Of course, we were also joined by Father John Arens, who has been part of that institution for so long.

There has always been a very strong commitment to the spiritual and religious formation of the young men at St. Sebastian’s and to instilling in them a strong Catholic identity and commitment to the values of the Gospel and the teaching of the Church.  For that, I’m very grateful to Bill Burke, the faculty, and Father Arens.

Wednesday, I celebrated the funeral Mass of Father Charles Salamone at St. Patrick’s in Watertown, the parish he had been helping out at after his retirement.  Bishop Reed is, of course, the pastor at St. Patrick’s, and he concelebrated the Mass with us.

Father Salamone was chaplain at St.
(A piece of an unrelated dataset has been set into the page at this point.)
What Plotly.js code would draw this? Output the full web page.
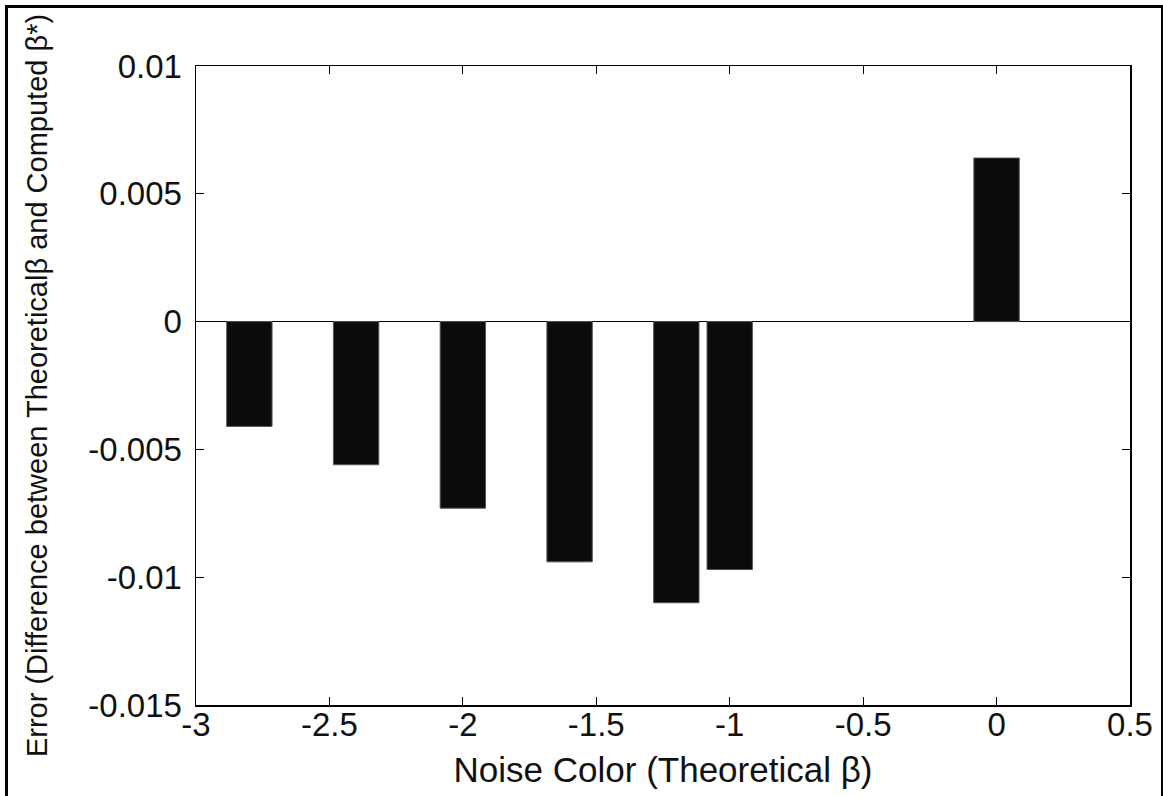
<!DOCTYPE html>
<html>
<head>
<meta charset="utf-8">
<script src="https://cdn.plot.ly/plotly-3.0.1.min.js"></script>
<style>
  html, body { margin: 0; padding: 0; background: #fff; }
  #plot { position: absolute; left: 0; top: 0; width: 1163px; height: 796px; }
  #frame { position: absolute; left: 5px; top: 5px; width: 1153px; height: 800px;
           border: 3px solid #000; border-bottom: none; pointer-events: none; }
</style>
</head>
<body>
<div id="plot"></div>
<div id="frame"></div>
<script>
// Data
const noiseColor = [-2.8, -2.4, -2.0, -1.6, -1.2, -1.0, 0.0];
const errorValues = [-0.0041, -0.0056, -0.0073, -0.0094, -0.0110, -0.0097, 0.0064];

const xTickVals = [-3, -2.5, -2, -1.5, -1, -0.5, 0, 0.5];
const xTickText = ['-3', '-2.5', '-2', '-1.5', '-1', '-0.5', '0', '0.5'];
const yTickVals = [-0.015, -0.01, -0.005, 0, 0.005, 0.01];
const yTickText = ['-0.015', '-0.01', '-0.005', '0', '0.005', '0.01'];

const xTitle = 'Noise Color (Theoretical β)';
const yTitle = 'Error (Difference between Theoreticalβ and Computed β*)';

const fontFamily = '"Liberation Sans", Arial, Helvetica, sans-serif';

const trace = {
  type: 'bar',
  x: noiseColor,
  y: errorValues,
  width: 0.17,
  marker: { color: '#0b0b0b', line: { color: '#555', width: 1 } },
  hoverinfo: 'x+y'
};

const layout = {
  width: 1163,
  height: 796,
  margin: { l: 196, r: 33, t: 66, b: 91, pad: 0 },
  paper_bgcolor: '#fff',
  plot_bgcolor: '#fff',
  showlegend: false,
  font: { family: fontFamily, color: '#111' },
  xaxis: {
    range: [-3, 0.5],
    tickmode: 'array',
    tickvals: xTickVals,
    ticktext: xTickText,
    ticks: 'inside',
    ticklen: 8,
    tickwidth: 1,
    tickcolor: '#000',
    showline: true,
    linecolor: '#000',
    linewidth: 1.5,
    mirror: 'ticks',
    showgrid: false,
    zeroline: false,
    automargin: false,
    ticklabelstandoff: -10,
    tickfont: { size: 33, family: fontFamily, color: '#111' },
    title: { text: xTitle, font: { size: 35, family: fontFamily, color: '#111' }, standoff: 15 }
  },
  yaxis: {
    range: [-0.015, 0.01],
    tickmode: 'array',
    tickvals: yTickVals,
    ticktext: yTickText,
    ticks: 'inside',
    ticklen: 8,
    tickwidth: 1,
    tickcolor: '#000',
    showline: true,
    linecolor: '#000',
    linewidth: 1.5,
    mirror: 'ticks',
    showgrid: false,
    zeroline: true,
    zerolinecolor: '#000',
    zerolinewidth: 1,
    automargin: false,
    ticklabelstandoff: 6,
    tickfont: { size: 33, family: fontFamily, color: '#111' },
    title: { text: yTitle, font: { size: 29, family: fontFamily, color: '#111' }, standoff: 32 }
  }
};

Plotly.newPlot('plot', [trace], layout, { displayModeBar: false, staticPlot: true });
</script>
</body>
</html>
Elizabeth’s Hospital for 25 years and had an extraordinary ministry there, caring for the sick and ministering to doctors, nurses, and the families of patients.

His dear friend, Father Al Butler, preached the homily and had many wonderful anecdotes and stories of how thoughtful Father Salamone was.

He also mentioned how good he was with all the different religious communities of women and was so attentive to their needs.  He reported how, once, Father Salamone was visiting the Trappistines, and they mentioned that they had lost their llama.  Father Salamone said, “Order another one, and I’ll pay for it.” As they were leaving, Father Al said, “Do you know what llama is?” and Father Salamone replied, “I have no idea.”

Two months later, Father Salamone got a bill for $1,700 for the new llama!

I said that I had seen that llama during my visits to the Trappistines, but never knew that he was the benefactor who provided it.

I also commented that we have a painting of the patroness of the Capuchin missions, the Mother of the Divine Shepherd, in the lower Church of the Cathedral of the Holy Cross that I brought back from Peru.  In this painting from Peru, Our Lady is surrounded not only by sheep but also by llamas because they say that a llama is better than a sheepdog in caring for the sheep.  The llamas scare away predators and make sure the sheep are safe, come in at night and have enough to eat.

I said that is the kind of shepherd that Father Salamone had been to people for so long.